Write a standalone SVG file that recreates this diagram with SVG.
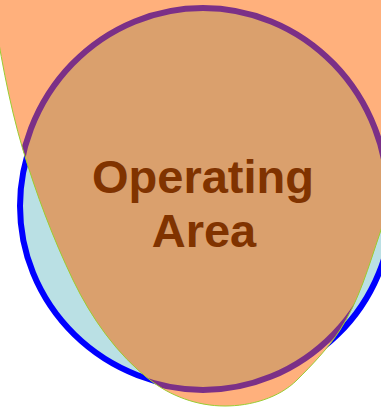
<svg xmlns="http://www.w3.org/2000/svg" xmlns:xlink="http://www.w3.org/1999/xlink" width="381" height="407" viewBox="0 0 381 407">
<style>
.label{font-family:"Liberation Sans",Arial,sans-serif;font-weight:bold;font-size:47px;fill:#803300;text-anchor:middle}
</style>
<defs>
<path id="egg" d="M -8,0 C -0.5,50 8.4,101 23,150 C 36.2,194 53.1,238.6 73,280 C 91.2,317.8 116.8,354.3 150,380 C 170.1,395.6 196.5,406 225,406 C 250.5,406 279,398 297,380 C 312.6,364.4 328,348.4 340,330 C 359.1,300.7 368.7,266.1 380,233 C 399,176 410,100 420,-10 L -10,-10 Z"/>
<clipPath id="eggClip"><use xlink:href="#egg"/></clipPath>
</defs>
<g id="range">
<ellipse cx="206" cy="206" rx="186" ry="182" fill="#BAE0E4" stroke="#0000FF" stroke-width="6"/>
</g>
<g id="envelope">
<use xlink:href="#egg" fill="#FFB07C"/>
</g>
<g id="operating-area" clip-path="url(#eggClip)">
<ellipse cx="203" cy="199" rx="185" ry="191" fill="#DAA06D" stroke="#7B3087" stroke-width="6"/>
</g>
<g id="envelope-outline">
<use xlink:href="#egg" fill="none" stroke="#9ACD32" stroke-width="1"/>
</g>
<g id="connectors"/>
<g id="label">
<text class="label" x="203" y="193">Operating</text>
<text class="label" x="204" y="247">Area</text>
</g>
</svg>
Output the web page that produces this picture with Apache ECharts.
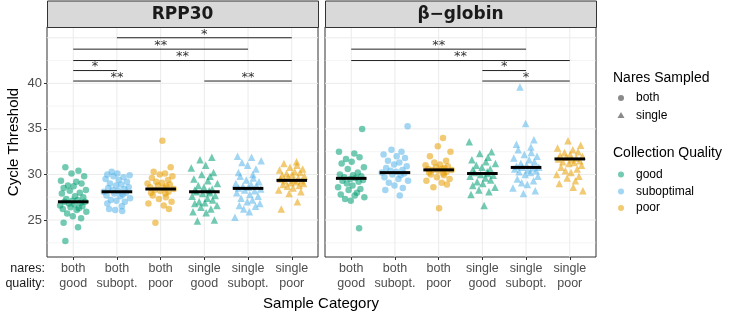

TASK GOAL. How many lines of the data hold the string "that"? Reply with the number alone.

EXERCISE OUTPUT. 2